Nothing can quite prepare you for the shock of China's high speed rail
Nothing can quite prepare you for the shock of China. Of course before I travelled there I knew the numbers: 48,000 kms of high speed rail already built, with plans for many more. I knew, too, that it was a huge country, with a population of 1.4 billion, and had developed at rates which meant more growth annually than western countries manage in a decade. But as I toured round the country by train and was driven round various towns and cities with motorway systems that make Spaghetti Junction look like a village crossroads, I kept on returning to the key issue: the scale, I mused, the sheer scale.

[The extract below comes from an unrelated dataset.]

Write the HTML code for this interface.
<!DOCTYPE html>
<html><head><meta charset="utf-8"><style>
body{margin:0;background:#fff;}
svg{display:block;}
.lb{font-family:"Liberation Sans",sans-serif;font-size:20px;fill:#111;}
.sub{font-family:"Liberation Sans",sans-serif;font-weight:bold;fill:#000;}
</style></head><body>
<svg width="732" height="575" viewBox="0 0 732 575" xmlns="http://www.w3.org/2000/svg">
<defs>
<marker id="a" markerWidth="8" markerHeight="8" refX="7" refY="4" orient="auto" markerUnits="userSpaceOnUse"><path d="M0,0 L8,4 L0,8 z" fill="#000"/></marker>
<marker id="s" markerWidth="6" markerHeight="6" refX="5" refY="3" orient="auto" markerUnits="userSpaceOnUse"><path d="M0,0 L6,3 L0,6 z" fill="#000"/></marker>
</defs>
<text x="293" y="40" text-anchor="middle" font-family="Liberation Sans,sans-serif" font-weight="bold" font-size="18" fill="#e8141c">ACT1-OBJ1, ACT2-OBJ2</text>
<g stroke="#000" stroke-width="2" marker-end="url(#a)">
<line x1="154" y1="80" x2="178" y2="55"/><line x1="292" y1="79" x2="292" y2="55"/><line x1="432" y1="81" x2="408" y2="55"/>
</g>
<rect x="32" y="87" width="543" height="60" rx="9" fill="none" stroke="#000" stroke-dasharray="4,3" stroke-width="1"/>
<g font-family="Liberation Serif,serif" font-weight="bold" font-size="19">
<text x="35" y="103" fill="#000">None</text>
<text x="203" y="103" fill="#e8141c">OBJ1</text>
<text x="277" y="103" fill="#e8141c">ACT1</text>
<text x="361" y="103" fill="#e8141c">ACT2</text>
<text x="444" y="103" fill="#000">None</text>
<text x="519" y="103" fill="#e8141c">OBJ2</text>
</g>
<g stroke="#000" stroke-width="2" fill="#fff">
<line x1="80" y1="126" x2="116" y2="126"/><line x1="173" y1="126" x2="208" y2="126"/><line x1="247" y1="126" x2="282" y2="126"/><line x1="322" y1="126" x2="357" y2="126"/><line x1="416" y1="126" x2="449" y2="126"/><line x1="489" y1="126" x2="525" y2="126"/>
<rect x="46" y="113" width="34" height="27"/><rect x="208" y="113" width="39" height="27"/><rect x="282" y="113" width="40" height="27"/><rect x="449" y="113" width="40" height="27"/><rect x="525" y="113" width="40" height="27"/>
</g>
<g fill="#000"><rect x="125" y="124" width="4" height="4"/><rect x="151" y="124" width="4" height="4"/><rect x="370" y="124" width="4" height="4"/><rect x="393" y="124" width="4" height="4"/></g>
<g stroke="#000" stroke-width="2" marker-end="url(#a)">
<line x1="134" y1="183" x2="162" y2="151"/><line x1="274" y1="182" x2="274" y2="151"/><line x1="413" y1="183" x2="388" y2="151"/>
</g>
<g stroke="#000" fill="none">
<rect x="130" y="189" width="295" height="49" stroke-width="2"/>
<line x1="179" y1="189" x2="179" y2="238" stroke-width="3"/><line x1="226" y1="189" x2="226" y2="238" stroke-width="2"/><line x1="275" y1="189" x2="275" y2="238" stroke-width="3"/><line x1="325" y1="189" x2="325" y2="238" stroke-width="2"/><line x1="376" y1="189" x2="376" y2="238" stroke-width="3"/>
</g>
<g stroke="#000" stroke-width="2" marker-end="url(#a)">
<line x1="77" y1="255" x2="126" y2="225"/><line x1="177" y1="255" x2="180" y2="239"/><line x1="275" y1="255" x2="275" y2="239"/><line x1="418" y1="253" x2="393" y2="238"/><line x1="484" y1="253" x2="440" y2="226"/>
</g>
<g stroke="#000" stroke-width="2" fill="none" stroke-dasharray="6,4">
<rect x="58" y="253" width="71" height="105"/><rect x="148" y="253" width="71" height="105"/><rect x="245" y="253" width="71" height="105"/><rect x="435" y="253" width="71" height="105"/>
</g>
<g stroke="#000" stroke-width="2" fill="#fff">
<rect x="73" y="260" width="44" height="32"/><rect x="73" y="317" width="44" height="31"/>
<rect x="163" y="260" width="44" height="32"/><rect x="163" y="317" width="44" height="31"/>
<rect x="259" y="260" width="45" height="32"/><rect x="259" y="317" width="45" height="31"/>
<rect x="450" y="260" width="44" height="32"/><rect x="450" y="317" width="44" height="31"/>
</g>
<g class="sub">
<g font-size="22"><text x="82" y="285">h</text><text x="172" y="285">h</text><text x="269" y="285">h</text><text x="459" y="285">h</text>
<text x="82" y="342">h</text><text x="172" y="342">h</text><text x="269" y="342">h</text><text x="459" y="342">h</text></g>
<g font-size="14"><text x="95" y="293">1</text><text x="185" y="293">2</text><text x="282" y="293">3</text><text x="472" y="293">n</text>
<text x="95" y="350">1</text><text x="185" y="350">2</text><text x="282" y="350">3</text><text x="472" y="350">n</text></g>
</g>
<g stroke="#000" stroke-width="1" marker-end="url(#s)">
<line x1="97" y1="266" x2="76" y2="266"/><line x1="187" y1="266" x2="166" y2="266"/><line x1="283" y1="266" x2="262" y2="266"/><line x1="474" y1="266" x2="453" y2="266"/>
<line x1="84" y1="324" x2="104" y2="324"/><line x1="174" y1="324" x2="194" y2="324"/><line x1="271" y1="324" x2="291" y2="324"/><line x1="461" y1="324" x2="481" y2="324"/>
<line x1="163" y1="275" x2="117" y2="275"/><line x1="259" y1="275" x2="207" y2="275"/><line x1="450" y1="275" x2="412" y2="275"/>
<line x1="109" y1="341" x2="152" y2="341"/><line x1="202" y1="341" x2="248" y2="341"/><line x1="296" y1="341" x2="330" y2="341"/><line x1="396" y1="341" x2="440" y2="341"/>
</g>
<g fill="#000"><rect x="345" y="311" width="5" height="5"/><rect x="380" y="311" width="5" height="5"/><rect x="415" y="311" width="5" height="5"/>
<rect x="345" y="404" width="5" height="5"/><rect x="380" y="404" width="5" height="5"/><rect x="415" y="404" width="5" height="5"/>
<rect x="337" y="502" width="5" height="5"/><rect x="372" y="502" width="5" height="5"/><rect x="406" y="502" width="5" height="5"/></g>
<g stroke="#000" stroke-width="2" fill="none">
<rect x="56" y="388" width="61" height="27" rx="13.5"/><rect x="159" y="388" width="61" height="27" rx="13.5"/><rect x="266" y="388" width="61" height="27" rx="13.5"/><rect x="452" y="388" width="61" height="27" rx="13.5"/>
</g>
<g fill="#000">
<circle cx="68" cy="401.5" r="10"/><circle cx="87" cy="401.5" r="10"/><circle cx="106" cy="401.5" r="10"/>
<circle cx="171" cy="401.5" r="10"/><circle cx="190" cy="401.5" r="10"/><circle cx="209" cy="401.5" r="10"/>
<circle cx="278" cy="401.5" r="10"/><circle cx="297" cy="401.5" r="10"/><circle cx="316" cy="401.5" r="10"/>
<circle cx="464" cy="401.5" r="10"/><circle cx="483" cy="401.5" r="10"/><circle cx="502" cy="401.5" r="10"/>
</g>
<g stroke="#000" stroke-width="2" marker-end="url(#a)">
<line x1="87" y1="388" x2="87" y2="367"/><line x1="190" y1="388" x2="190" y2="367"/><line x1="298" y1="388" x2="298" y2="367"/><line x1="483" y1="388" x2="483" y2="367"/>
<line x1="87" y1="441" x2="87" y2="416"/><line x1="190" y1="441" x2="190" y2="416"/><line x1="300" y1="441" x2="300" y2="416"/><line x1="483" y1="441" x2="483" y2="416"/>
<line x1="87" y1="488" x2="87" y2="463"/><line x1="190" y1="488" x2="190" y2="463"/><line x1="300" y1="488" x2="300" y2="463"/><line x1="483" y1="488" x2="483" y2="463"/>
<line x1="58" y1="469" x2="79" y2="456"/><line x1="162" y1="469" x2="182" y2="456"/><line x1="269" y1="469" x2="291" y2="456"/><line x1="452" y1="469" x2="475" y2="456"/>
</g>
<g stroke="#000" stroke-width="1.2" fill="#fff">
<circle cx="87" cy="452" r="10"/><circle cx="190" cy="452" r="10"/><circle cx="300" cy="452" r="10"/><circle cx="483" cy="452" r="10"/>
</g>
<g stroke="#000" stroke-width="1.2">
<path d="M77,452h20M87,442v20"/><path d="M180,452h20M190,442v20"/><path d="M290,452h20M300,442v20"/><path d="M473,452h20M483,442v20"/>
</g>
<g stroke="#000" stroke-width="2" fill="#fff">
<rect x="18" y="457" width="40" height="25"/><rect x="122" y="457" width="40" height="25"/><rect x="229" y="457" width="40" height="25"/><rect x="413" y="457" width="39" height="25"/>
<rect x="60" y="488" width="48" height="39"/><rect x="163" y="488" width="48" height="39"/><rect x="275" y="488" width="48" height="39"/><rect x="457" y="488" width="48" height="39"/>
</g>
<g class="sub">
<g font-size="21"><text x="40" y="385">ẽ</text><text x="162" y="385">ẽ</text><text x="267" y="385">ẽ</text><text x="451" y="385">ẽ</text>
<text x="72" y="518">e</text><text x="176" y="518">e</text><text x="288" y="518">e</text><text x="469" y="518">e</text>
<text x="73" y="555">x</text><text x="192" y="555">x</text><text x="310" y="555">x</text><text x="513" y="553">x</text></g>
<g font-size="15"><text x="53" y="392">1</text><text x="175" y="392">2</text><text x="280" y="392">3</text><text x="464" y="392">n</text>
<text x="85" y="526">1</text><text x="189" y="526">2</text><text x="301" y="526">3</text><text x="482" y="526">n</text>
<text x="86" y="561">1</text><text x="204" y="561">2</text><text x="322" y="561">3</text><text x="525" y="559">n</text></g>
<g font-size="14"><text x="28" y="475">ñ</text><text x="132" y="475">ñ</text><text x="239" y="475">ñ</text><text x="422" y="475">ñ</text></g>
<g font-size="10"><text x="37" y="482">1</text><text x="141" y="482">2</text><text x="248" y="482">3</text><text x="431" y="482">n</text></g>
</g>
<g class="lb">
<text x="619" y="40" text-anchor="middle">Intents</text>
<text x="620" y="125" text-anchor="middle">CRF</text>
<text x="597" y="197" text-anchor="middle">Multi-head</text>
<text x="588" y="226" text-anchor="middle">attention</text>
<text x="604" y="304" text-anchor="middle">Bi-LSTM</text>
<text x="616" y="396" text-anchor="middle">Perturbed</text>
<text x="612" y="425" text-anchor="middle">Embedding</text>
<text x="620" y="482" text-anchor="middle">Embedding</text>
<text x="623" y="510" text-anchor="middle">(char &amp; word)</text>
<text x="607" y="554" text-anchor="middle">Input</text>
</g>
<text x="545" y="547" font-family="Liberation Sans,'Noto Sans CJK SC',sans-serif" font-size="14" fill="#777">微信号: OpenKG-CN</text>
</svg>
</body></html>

It is impossible to overstate how much China has changed and how out of kilter much of our western image of the nation now is. Pagoda-style buildings are as rare as women with bound feet. There are probably more 20-storey-plus buildings in Chinas than in the whole of the western world, many in strange ghost towns. Even in rural areas, people have been rehoused in stark, grey, high-rise apartment blocks that overlook the vast acres of brown fields their inhabitants still till. Small cities of have become large ones with five or more million people, while large ones are now megacities with ten, even twenty million, inhabitants. Having a minimum of ten metro lines (the same as London) is de rigueur for any city aspiring to be in the top tier and several cities have more. Anyone who suggests this is not going to be the Chinese century simply has watched too much American TV.
That is the context of the construction of the remarkable high speed rail network, overlaid on the country like a spider’s web covering a bush. The first line opened in 2008, which means that on average more than 7kms per day, every day, have been completed in the intervening period. To put that in perspective, the current length of China’s high speed network, built in less than two decades, is three times the size of Britain’s whole network, constructed painstakingly over the course of the 70 final years of the 19th century. It is tempting, if cruel, to remind ourselves that the 225km-long HS2 between London and Birmingham was initially launched in 2009 and may be completed by 2033, though no definite date has been announced. We can barely manage 7 metres per day.
China’s achievement of building what must now be considered the world’s greatest rail network has been made possible by having a government that decided on this strategy of building a high speed rail network and was never knocked off course by any objections or setbacks. And there was an accident early on in 2011 that could have derailed, as it were, the whole project as it was caused by a series of human and technical failures. But no, after a hiatus, the lessons were learnt and China’s high speed rail network continued to be built apace.
So can we learn anything from this? Let’s go from China to Wales, a big leap from the world’s second most populous nation to a very small one. However, there is a significant project to celebrate in Wales, the creation of the South Wales Metro, currently coming on stream and due to open fully next year. It involves the transformation of the underused and largely forgotten Welsh valley lines into a modern suburban rail system using a fleet of new tram trains This idea was first put forward by Mark Barry, a local businessman who had no transport expertise. Listen to my interview with him on my podcast Calling All Stations and you will get an idea of how one man with a big idea and a lot of nous can make a difference. He managed to persuade the Welsh, and then the British, government of the viability of this ambitious idea and it has now been funded to the tune of £1bn. It might not quite be a high speed network across a vast nation, but it is an inspirational story that shows the importance of vision, ambition, persistence --- and a modicum of luck.